Stated goal:
Quote, please, the line with "Output the Python", the line with "0.537, 0.42, 0.45]", and every line between them, exactly and with nothing else.
==== Data lines ====
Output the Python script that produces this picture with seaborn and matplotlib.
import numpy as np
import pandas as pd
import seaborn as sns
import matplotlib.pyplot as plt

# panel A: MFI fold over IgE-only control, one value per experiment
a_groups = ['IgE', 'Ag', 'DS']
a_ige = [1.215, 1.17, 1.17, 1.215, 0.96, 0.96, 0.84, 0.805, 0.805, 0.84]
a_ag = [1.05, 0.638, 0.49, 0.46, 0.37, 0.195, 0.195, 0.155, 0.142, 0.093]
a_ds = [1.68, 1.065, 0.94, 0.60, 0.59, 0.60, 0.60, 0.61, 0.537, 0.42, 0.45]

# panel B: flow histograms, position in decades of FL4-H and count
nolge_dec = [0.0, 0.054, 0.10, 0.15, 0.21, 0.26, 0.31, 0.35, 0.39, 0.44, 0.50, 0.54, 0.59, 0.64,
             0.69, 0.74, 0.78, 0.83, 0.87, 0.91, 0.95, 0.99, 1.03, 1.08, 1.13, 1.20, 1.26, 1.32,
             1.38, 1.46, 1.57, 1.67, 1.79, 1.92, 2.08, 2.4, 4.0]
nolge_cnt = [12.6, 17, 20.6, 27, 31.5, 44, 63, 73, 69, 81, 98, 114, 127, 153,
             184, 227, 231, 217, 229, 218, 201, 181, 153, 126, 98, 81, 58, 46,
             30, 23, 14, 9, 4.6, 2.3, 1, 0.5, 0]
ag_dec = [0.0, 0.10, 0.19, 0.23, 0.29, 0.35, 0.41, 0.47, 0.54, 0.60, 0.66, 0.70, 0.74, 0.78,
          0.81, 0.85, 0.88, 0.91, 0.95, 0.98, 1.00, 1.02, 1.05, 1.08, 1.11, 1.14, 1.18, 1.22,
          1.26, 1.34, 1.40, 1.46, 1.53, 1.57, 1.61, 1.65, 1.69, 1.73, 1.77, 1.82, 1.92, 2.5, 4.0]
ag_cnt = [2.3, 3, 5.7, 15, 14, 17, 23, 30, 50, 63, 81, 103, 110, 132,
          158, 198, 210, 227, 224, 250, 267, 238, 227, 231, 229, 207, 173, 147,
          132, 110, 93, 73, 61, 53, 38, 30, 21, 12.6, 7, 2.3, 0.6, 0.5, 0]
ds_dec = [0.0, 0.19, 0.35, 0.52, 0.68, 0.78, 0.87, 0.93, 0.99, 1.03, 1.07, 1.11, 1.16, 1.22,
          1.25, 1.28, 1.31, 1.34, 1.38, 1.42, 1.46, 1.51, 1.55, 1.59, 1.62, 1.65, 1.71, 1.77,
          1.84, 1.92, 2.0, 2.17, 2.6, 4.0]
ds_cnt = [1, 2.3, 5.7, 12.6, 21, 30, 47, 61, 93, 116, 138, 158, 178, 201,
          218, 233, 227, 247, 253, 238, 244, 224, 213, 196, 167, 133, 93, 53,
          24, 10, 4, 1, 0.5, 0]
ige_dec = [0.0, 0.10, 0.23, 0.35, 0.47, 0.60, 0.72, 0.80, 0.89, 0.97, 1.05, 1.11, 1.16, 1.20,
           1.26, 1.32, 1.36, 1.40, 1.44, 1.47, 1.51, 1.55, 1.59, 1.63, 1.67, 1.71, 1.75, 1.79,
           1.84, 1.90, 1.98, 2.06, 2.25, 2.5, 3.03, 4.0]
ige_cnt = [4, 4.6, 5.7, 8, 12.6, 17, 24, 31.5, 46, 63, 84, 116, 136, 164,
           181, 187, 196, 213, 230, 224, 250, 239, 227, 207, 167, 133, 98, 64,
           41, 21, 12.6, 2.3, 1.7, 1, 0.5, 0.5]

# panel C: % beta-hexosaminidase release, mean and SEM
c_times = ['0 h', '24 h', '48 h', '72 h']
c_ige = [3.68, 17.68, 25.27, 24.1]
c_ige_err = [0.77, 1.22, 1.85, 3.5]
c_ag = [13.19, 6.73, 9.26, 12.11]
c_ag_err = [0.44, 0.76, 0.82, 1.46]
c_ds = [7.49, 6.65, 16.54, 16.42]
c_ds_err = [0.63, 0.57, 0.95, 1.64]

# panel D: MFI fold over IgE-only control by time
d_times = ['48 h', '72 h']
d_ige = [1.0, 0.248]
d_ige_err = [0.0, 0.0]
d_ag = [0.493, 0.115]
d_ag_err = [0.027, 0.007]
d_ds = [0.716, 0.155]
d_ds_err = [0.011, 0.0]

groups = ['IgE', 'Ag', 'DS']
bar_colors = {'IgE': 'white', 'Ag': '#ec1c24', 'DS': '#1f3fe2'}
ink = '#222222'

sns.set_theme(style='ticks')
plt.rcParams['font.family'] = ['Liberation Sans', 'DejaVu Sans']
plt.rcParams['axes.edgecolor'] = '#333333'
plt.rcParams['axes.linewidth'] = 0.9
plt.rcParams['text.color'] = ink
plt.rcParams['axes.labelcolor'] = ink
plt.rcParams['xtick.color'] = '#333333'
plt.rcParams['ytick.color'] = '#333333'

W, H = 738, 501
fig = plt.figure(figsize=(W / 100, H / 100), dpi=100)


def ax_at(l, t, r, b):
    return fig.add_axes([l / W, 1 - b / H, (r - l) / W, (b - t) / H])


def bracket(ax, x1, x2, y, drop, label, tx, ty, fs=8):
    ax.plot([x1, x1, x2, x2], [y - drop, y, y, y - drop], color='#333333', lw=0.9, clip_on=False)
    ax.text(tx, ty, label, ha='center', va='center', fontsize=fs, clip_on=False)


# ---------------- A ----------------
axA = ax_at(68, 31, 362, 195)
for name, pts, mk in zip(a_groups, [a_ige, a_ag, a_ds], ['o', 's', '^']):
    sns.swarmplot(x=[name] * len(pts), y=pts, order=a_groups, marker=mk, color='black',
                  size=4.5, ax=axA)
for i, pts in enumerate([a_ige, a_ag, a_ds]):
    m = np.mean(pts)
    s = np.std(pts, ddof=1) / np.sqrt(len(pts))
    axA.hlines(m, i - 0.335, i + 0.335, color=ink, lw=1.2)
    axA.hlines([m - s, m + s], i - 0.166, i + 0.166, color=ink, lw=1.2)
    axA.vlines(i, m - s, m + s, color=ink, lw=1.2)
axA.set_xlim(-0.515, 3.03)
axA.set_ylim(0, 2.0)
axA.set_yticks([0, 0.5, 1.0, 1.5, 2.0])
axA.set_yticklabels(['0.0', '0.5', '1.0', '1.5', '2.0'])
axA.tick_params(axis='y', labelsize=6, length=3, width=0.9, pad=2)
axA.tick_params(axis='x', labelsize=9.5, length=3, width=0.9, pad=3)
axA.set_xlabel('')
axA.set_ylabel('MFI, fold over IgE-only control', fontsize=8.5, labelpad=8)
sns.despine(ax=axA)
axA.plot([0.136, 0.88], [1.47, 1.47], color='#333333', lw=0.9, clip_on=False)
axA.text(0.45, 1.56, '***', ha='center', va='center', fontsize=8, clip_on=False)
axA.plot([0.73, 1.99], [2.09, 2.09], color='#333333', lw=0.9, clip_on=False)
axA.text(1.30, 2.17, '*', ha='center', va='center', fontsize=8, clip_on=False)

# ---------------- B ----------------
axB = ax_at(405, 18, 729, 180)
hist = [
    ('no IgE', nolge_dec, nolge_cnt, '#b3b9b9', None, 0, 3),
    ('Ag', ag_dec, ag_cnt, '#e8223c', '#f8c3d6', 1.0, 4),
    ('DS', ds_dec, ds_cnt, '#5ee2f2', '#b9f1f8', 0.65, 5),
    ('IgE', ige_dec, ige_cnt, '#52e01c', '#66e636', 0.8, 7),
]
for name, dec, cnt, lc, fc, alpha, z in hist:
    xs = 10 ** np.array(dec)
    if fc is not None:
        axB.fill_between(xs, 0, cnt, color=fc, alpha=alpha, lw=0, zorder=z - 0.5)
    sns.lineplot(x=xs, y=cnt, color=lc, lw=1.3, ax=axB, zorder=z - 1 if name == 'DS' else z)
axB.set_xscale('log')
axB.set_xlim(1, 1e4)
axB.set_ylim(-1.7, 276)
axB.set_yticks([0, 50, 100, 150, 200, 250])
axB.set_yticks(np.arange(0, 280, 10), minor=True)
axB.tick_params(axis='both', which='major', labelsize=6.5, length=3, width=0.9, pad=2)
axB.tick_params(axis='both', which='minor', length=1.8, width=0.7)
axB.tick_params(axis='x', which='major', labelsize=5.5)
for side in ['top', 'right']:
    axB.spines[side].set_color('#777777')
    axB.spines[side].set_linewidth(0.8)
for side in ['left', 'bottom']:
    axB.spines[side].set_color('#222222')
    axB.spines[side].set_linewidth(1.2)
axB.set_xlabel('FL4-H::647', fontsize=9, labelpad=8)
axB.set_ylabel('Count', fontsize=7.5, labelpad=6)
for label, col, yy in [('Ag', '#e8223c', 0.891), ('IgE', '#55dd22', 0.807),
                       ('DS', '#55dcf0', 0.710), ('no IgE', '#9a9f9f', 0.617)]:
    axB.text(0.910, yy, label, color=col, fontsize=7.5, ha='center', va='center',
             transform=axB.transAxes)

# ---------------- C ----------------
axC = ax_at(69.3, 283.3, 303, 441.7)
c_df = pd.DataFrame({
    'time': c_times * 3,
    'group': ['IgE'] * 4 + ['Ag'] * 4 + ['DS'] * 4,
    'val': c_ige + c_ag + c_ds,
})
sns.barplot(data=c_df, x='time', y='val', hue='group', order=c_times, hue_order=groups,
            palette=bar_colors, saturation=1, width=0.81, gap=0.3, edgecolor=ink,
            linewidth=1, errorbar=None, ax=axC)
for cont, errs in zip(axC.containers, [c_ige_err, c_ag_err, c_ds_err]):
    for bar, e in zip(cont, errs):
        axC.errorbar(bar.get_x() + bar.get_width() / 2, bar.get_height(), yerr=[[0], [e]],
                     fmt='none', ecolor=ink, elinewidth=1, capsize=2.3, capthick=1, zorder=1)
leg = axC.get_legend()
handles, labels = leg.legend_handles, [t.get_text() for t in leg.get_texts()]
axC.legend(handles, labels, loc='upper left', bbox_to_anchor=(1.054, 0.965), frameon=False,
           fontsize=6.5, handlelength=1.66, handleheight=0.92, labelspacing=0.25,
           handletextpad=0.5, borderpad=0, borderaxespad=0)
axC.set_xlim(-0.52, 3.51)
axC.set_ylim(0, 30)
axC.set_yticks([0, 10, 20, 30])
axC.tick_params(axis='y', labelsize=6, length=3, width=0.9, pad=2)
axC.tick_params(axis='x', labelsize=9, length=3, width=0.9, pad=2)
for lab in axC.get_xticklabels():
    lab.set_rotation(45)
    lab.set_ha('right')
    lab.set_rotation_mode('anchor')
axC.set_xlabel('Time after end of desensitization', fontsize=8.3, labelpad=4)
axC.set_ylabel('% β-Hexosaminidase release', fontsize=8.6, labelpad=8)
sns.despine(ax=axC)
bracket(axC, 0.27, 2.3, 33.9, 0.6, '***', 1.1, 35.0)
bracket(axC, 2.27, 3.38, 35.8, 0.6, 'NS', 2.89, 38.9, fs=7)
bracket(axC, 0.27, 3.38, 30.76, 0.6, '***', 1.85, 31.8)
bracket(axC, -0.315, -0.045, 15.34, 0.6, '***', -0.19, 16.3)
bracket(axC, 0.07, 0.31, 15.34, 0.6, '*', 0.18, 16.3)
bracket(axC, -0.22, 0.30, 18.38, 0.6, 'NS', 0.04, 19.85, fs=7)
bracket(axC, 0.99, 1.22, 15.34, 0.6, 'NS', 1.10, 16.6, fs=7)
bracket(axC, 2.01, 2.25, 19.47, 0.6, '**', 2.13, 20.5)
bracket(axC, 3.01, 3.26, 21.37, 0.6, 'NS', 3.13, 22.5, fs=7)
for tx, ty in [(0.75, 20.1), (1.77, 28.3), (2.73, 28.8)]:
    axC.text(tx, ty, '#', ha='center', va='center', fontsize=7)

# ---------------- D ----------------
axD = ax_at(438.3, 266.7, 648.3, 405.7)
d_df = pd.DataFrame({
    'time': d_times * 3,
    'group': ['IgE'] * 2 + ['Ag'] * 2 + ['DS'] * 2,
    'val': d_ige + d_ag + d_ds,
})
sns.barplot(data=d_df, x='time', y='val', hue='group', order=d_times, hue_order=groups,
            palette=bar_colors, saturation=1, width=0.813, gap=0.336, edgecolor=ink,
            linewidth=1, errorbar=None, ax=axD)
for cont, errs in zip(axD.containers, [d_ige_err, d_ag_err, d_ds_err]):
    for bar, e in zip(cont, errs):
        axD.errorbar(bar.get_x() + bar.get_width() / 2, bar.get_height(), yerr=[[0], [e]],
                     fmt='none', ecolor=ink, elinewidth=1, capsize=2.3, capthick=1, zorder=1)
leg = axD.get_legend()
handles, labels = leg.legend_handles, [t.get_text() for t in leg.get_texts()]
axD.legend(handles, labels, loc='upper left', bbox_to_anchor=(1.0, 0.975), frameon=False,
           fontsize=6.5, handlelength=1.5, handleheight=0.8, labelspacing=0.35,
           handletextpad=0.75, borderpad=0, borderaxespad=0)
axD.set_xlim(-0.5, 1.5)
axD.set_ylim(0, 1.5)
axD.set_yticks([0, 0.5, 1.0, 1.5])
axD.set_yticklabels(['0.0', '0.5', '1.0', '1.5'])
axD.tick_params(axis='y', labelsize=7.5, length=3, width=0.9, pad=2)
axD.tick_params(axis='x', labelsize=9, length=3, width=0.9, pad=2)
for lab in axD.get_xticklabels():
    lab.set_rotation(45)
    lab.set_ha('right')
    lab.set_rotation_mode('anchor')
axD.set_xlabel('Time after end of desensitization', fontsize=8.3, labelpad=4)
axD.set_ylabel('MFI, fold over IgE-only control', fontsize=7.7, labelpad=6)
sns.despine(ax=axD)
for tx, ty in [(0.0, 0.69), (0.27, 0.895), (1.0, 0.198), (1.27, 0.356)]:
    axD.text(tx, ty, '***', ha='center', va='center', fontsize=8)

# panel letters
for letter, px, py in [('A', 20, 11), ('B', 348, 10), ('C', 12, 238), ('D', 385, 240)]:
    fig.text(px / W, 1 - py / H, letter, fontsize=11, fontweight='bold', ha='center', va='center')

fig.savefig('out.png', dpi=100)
====
==== Data lines ====
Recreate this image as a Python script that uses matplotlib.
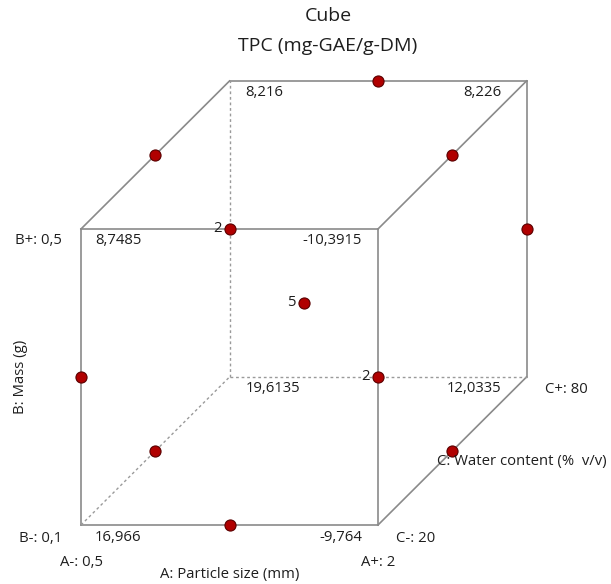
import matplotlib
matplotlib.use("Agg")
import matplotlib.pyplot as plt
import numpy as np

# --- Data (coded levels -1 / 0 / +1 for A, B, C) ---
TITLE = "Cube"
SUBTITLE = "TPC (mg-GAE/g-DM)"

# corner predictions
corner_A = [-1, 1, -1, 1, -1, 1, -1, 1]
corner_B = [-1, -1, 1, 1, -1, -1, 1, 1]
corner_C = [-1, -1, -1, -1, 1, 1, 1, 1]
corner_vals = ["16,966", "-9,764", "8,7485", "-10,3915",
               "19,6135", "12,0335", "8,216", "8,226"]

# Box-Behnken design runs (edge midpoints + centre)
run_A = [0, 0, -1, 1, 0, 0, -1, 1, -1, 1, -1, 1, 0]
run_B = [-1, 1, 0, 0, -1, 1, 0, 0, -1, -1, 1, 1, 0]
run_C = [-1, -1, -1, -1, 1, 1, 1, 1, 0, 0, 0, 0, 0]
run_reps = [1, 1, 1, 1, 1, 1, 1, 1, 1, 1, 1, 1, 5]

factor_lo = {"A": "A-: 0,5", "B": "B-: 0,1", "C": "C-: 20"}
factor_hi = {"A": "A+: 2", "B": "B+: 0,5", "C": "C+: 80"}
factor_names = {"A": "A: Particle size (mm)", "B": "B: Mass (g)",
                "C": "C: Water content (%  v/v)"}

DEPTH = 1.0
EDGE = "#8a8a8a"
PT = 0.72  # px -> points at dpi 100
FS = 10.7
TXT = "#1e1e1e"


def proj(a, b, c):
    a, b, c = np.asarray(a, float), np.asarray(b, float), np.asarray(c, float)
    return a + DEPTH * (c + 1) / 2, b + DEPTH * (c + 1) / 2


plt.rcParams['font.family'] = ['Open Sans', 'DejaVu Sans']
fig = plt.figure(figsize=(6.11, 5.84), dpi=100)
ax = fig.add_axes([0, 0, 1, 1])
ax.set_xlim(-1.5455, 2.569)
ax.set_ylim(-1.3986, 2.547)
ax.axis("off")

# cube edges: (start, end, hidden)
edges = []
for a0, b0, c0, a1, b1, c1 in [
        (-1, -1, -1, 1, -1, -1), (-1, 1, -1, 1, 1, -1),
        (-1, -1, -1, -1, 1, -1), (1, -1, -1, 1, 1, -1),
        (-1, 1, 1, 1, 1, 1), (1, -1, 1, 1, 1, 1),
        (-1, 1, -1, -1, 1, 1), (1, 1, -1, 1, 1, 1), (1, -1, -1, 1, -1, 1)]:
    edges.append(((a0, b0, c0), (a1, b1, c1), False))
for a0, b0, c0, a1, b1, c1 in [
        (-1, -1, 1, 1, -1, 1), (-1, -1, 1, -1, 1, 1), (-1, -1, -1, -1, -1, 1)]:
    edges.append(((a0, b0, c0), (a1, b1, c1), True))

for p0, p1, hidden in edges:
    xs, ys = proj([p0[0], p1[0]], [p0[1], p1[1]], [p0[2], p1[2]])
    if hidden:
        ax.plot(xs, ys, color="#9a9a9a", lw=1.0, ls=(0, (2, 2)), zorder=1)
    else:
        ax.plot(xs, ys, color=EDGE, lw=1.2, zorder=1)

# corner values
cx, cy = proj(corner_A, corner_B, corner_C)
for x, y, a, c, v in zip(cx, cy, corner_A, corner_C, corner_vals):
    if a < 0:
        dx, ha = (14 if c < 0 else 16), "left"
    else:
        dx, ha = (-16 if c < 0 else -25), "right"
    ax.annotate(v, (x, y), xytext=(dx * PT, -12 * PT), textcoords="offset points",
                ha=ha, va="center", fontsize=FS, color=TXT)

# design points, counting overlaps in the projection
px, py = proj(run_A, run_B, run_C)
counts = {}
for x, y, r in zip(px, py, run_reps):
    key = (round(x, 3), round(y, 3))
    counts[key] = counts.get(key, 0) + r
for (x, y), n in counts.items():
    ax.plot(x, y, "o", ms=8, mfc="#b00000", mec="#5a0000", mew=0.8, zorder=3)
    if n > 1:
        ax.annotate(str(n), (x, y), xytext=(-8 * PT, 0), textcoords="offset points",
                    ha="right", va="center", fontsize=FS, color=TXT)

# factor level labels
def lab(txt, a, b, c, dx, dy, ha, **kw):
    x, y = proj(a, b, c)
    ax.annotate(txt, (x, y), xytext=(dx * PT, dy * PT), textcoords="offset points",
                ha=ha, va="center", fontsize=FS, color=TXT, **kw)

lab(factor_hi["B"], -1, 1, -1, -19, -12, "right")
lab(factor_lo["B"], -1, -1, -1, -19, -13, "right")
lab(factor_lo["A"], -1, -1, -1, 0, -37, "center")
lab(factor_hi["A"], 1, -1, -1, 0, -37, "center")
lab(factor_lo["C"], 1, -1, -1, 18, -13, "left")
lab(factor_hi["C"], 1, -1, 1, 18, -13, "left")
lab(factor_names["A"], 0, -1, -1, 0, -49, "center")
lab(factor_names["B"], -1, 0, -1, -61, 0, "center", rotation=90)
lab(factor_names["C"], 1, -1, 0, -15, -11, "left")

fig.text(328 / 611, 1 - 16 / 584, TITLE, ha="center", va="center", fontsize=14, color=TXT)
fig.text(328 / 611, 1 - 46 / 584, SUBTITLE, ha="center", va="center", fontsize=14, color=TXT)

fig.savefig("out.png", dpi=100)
====
The output:
Output the Python script that produces this picture with seaborn and matplotlib.
import numpy as np
import pandas as pd
import seaborn as sns
import matplotlib.pyplot as plt

# panel A: MFI fold over IgE-only control, one value per experiment
a_groups = ['IgE', 'Ag', 'DS']
a_ige = [1.215, 1.17, 1.17, 1.215, 0.96, 0.96, 0.84, 0.805, 0.805, 0.84]
a_ag = [1.05, 0.638, 0.49, 0.46, 0.37, 0.195, 0.195, 0.155, 0.142, 0.093]
a_ds = [1.68, 1.065, 0.94, 0.60, 0.59, 0.60, 0.60, 0.61, 0.537, 0.42, 0.45]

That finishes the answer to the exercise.